Our vision is to provide antiracism professional development that is contextualized specifically to CWU. The aim is to build visibility and statewide recognition for CWU and stakeholder groups who will actively participate in the framework under development.
Two committees convened to implement programming:
- The Design & Development committee are experts in the field of DEI or have innate or acquired experience in the field;
- the Collaborator committee is made up of representatived from across campus.
- White Bodies, Antiracist Praxis Workshop
Spearheaded by Hope Amason and Natashia Lindsey, the goal of the White Bodies, Antiracist Praxis group is to engage white-bodied faculty, staff, and administration in the Central Washington University community on issues of race, racism, and white supremacy and to promote antiracist practice. In doing so, we hope that participants will reflect on their racial position, challenge their assumptions about race and racism, identify ways in which they contribute to and/or are complicit in racism, and extend their antiracist practice to every aspect of their lives (whether professional, personal, or community contexts).
While all people, including people of the global majority and mixed folks, are welcome to join this group, it should be noted that goals and outcomes are directed towards white-bodied people who want to develop and extend their antiracist practice. As a space where white-bodied people can work to unlearn racism and white supremacy, it may be an unintentionally harmful space for people of the global majority.
- Workforce Diversity Plan
The workforce diversity plan is an initiative to create and support a diverse workforce that is reflective of the communities we purport to serve. This is a commitment by the university to create a fair, inclusive workforce that promotes belonging. Workforce diversity is about respecting and valuing differences with a focus on traditionally underserved communities. Creating a diverse workforce is a priority of the university and the goal is to become the employer of choice for those with different backgrounds. A diverse workforce is a source of strength for the university and promotes student success.
- Other Initiatives:
There are multiple ongoing initiatives across campus that promote diversity among students, faculty, and staff:
- Enrollment Management has several initiatives that have shown success in recruiting students from traditionally underserved groups.
- Academic Colleges have initiatives that are moving forward. For example, the College of Business is part of the PhD Project which provides space for job announcements to minority candidates from AACSB accredited universities.

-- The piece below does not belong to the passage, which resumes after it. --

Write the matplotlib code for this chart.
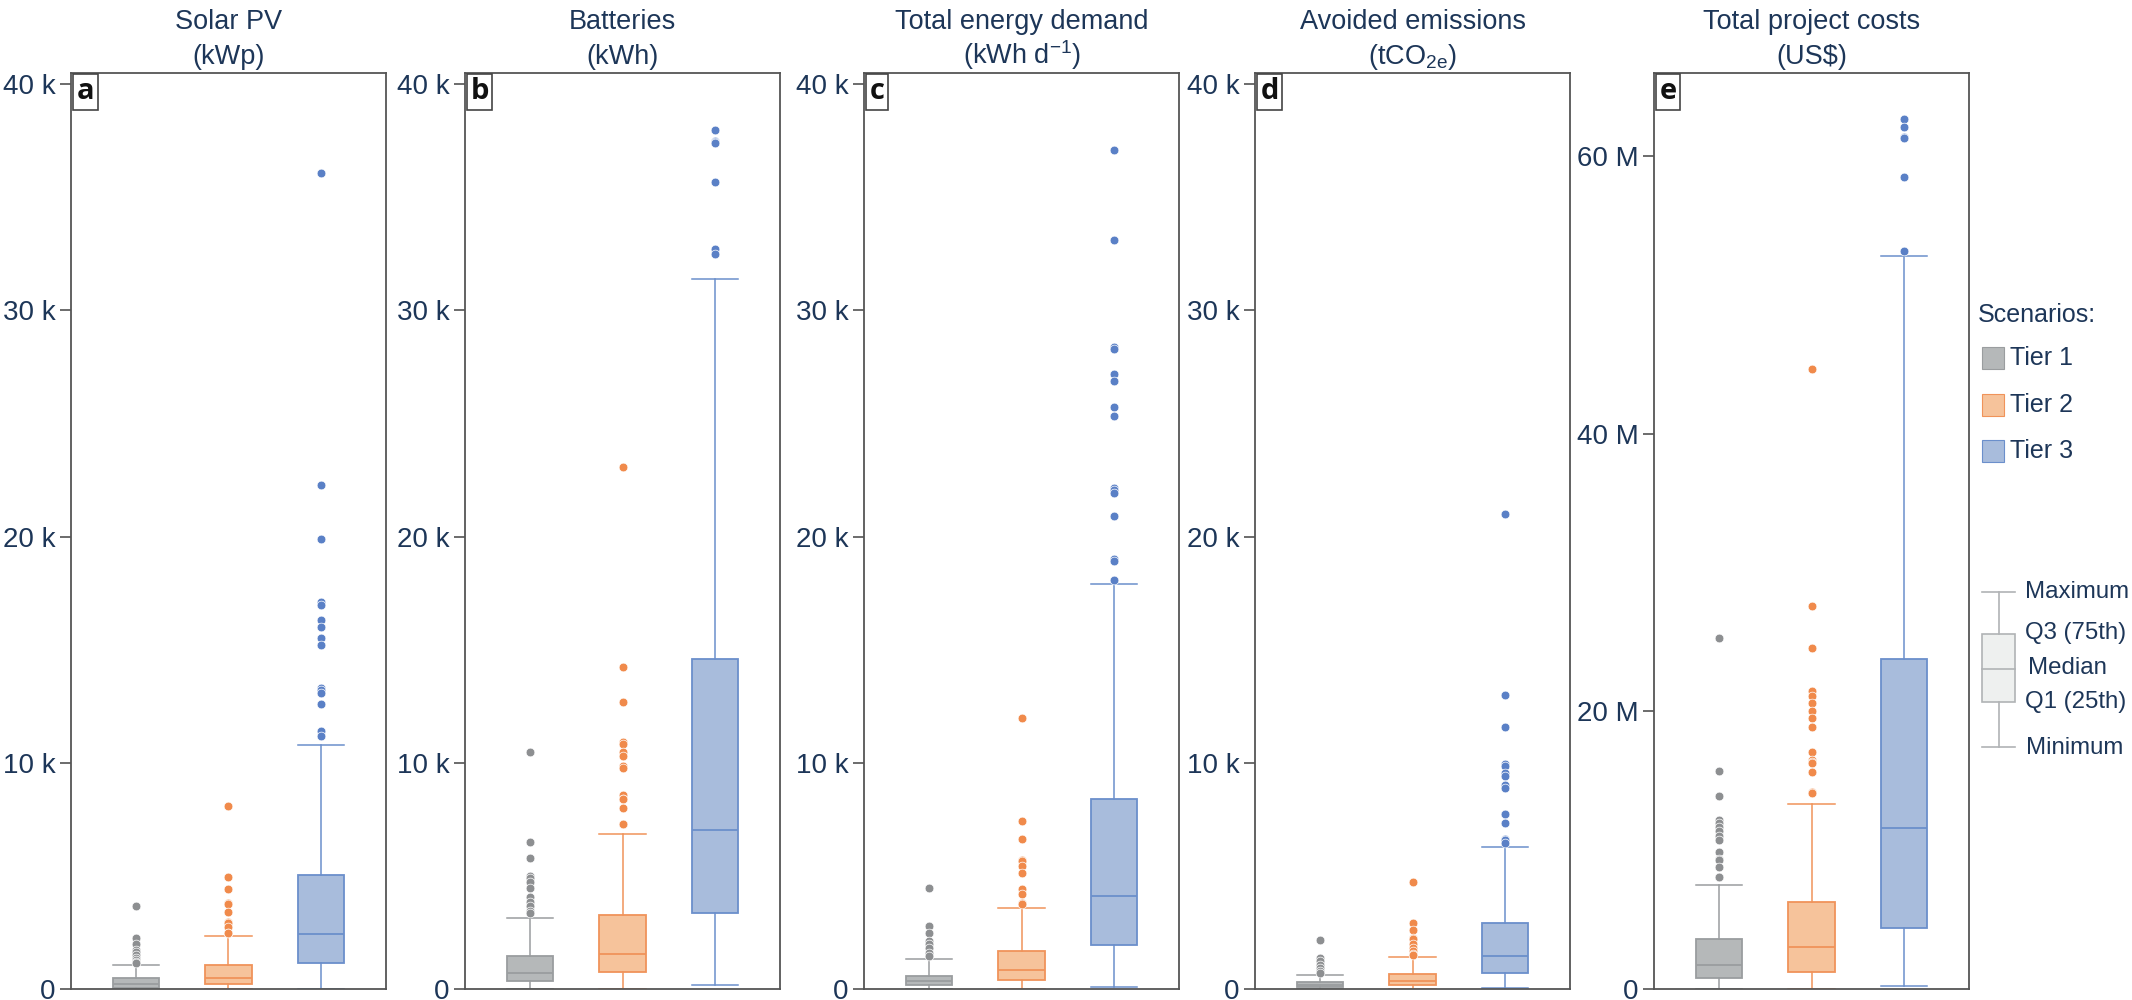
import matplotlib
matplotlib.use("Agg")
import matplotlib.pyplot as plt
from matplotlib.patches import Rectangle
from matplotlib.ticker import FuncFormatter

plt.rcParams['font.family'] = ['Liberation Sans', 'DejaVu Sans']
plt.rcParams['mathtext.fontset'] = 'custom'
plt.rcParams['mathtext.rm'] = 'Liberation Sans'
plt.rcParams['mathtext.it'] = 'Liberation Sans:italic'

# scenarios
tiers = ['Tier 1', 'Tier 2', 'Tier 3']
fill_colors = ['#b5b8b9', '#f6c39b', '#a8bcdc']
edge_colors = ['#9a9d9f', '#f0935a', '#6b8fcb']
flier_colors = ['#8d8f91', '#f08a4b', '#5a80c6']

# a - solar PV (thousand kWp)
pv_q1 = [0.06, 0.21, 1.13]
pv_med = [0.21, 0.49, 2.45]
pv_q3 = [0.47, 1.07, 5.02]
pv_lo = [0, 0, 0]
pv_hi = [1.04, 2.36, 10.8]
pv_fliers = [
    [3.66, 2.25, 1.99, 1.73, 1.65, 1.52, 1.36, 1.28, 1.19, 1.13],
    [8.07, 4.97, 4.41, 3.80, 3.77, 3.42, 2.98, 2.90, 2.76, 2.49, 2.47],
    [36.1, 22.3, 19.9, 17.1, 17.0, 16.3, 16.0, 15.5, 15.2, 13.3, 13.2, 13.1, 12.6, 11.4, 11.2],
]

# b - batteries (thousand kWh)
bat_q1 = [0.34, 0.74, 3.36]
bat_med = [0.72, 1.56, 7.05]
bat_q3 = [1.48, 3.26, 14.6]
bat_lo = [0, 0, 0.16]
bat_hi = [3.13, 6.86, 31.4]
bat_fliers = [
    [10.5, 6.52, 5.80, 4.98, 4.92, 4.72, 4.48, 4.05, 3.84, 3.66, 3.44, 3.36],
    [23.1, 14.25, 12.7, 10.9, 10.85, 10.5, 10.3, 9.88, 9.75, 8.58, 8.42, 8.40, 8.0, 7.31, 7.28],
    [38.0, 37.5, 37.45, 37.4, 35.7, 32.7, 32.5],
]

# c - total energy demand (thousand kWh per day)
dem_q1 = [0.16, 0.42, 1.96]
dem_med = [0.34, 0.82, 4.13]
dem_q3 = [0.58, 1.67, 8.40]
dem_lo = [0, 0, 0.08]
dem_hi = [1.32, 3.58, 17.9]
dem_fliers = [
    [4.48, 2.78, 2.49, 2.12, 1.99, 1.80, 1.59, 1.46],
    [12.0, 7.44, 6.62, 5.70, 5.66, 5.43, 5.14, 4.40, 4.21, 3.79, 3.75],
    [37.1, 33.1, 28.4, 28.3, 27.2, 26.9, 25.75, 25.35, 22.15, 22.05, 21.95, 20.9, 18.99, 18.91, 18.1],
]

# d - avoided emissions (thousand tCO2e)
emi_q1 = [0.08, 0.16, 0.69]
emi_med = [0.19, 0.37, 1.48]
emi_q3 = [0.32, 0.66, 2.94]
emi_lo = [0, 0, 0.05]
emi_hi = [0.61, 1.40, 6.28]
emi_fliers = [
    [2.17, 1.35, 1.25, 1.06, 0.93, 0.79, 0.72],
    [4.74, 2.91, 2.62, 2.25, 2.20, 2.01, 1.83, 1.70, 1.54, 1.52],
    [21.0, 13.0, 11.6, 9.93, 9.88, 9.54, 9.43, 9.03, 8.87, 7.74, 7.72, 7.34, 6.62, 6.60, 6.44],
]

# e - total project costs (million US$)
cost_q1 = [0.78, 1.21, 4.36]
cost_med = [1.73, 3.06, 11.6]
cost_q3 = [3.58, 6.26, 23.8]
cost_lo = [0, 0, 0.22]
cost_hi = [7.51, 13.3, 52.8]
cost_fliers = [
    [25.3, 15.7, 13.9, 12.2, 11.96, 11.65, 11.35, 11.05, 10.7, 9.84, 9.37, 9.28, 8.8, 8.07, 8.05],
    [44.7, 27.6, 24.6, 21.5, 21.1, 20.6, 20.0, 19.5, 18.9, 17.05, 16.5, 16.36, 16.3, 15.6, 14.2, 14.1],
    [62.7, 62.1, 61.4, 61.35, 58.5, 53.2],
]

titles = ['Solar PV', 'Batteries', 'Total energy demand', 'Avoided emissions', 'Total project costs']
units = ['(kWp)', '(kWh)', '(kWh d$^{-1}$)', '(tCO$_{\\mathrm{2e}}$)', '(US\\$)']
letters = ['a', 'b', 'c', 'd', 'e']

panels = [
    (pv_q1, pv_med, pv_q3, pv_lo, pv_hi, pv_fliers, 1e3),
    (bat_q1, bat_med, bat_q3, bat_lo, bat_hi, bat_fliers, 1e3),
    (dem_q1, dem_med, dem_q3, dem_lo, dem_hi, dem_fliers, 1e3),
    (emi_q1, emi_med, emi_q3, emi_lo, emi_hi, emi_fliers, 1e3),
    (cost_q1, cost_med, cost_q3, cost_lo, cost_hi, cost_fliers, 1e6),
]

text_col = '#1d3658'
W, H = 2132, 1000
lefts = [71, 465, 864, 1255, 1654]
ax_w, ax_top, ax_bot = 315, 73, 989

fig = plt.figure(figsize=(W / 100, H / 100), dpi=100)

for i, (q1, med, q3, lo, hi, fl, scale) in enumerate(panels):
    ax = fig.add_axes([lefts[i] / W, 1 - ax_bot / H, ax_w / W, (ax_bot - ax_top) / H])
    for j in range(3):
        st = [dict(q1=q1[j] * scale, med=med[j] * scale, q3=q3[j] * scale,
                   whislo=lo[j] * scale, whishi=hi[j] * scale,
                   fliers=[v * scale for v in fl[j]])]
        ax.bxp(st, positions=[j + 1], widths=0.5, capwidths=0.5, patch_artist=True,
               boxprops=dict(facecolor=fill_colors[j], edgecolor=edge_colors[j], linewidth=1.3),
               medianprops=dict(color=edge_colors[j], linewidth=1.3),
               whiskerprops=dict(color=edge_colors[j], linewidth=1.1),
               capprops=dict(color=edge_colors[j], linewidth=1.1),
               flierprops=dict(marker='o', markerfacecolor=flier_colors[j],
                               markeredgecolor='white', markeredgewidth=0.5,
                               markersize=6.3, linestyle='none'))
    ax.set_xlim(0.29, 3.71)
    ax.set_xticks([])
    if scale == 1e6:
        ax.set_ylim(0, 66e6)
        ax.set_yticks([0, 20e6, 40e6, 60e6])
        ax.yaxis.set_major_formatter(FuncFormatter(lambda v, p: '0' if v == 0 else f'{v / 1e6:.0f} M'))
    else:
        ax.set_ylim(0, 40500)
        ax.set_yticks([0, 10e3, 20e3, 30e3, 40e3])
        ax.yaxis.set_major_formatter(FuncFormatter(lambda v, p: '0' if v == 0 else f'{v / 1e3:.0f} k'))
    ax.tick_params(axis='y', length=8, width=1.1, color='#444444', labelcolor=text_col,
                   labelsize=20, pad=3)
    for sp in ax.spines.values():
        sp.set_color('#555555')
        sp.set_linewidth(1.3)
    # two-line title: name and unit
    ax.annotate(titles[i], xy=(0.5, 1), xycoords='axes fraction', xytext=(0, 44),
                textcoords='offset pixels', ha='center', va='baseline',
                fontsize=19.5, color=text_col)
    ax.annotate(units[i], xy=(0.5, 1), xycoords='axes fraction', xytext=(0, 9),
                textcoords='offset pixels', ha='center', va='baseline',
                fontsize=19.5, color=text_col)
    ax.annotate(letters[i], xy=(0, 1), xycoords='axes fraction', xytext=(4, -3),
                textcoords='offset points', ha='left', va='top', fontsize=21,
                fontweight='bold', color='#111111', family=['Open Sans', 'DejaVu Sans'],
                bbox=dict(boxstyle='square,pad=0.12', facecolor='white', edgecolor='#444444', lw=1.2))

# legend drawn on an overlay in pixel units
lg = fig.add_axes([0, 0, 1, 1])
lg.set_xlim(0, W)
lg.set_ylim(H, 0)
lg.axis('off')
lg.text(1978, 315, 'Scenarios:', fontsize=18, color=text_col, va='center', ha='left')
for j, t in enumerate(tiers):
    y = 358 + j * 46.5
    lg.add_patch(Rectangle((1982, y - 11), 22, 22, facecolor=fill_colors[j],
                           edgecolor=edge_colors[j], lw=0.8))
    lg.text(2010, y, t, fontsize=18, color=text_col, va='center', ha='left')

# box explanation
ex_col = '#b0b3b5'
lg.plot([1998.5, 1998.5], [592, 634], color=ex_col, lw=1.2)
lg.plot([1998.5, 1998.5], [702, 747], color=ex_col, lw=1.2)
lg.plot([1982, 2015], [592, 592], color=ex_col, lw=1.2)
lg.plot([1982, 2015], [747, 747], color=ex_col, lw=1.2)
lg.add_patch(Rectangle((1982, 634), 33, 68, facecolor='#eef0ef', edgecolor=ex_col, lw=1.2))
lg.plot([1982, 2015], [669, 669], color=ex_col, lw=1.2)
for lab, y, x in [('Maximum', 592, 2025), ('Q3 (75th)', 633, 2025), ('Median', 668, 2028),
                  ('Q1 (25th)', 702, 2025), ('Minimum', 748, 2026)]:
    lg.text(x, y, lab, fontsize=17.3, color=text_col, va='center', ha='left')

fig.savefig('out.png', dpi=100)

- The Library has initiated a cultural conversation series to discuss issues of white privilege, equity, and cultural similarities and differences.
- The Office of Business and Financial Affairs is developing an initiative to increase the use of Women and Minority owned businesses for contracting opportunities.
- Student Success has developed initiatives to support students from underrepresented groups by fostering leadership skills through the Student Leadership, Involvement, and Community Engagement (SLICE).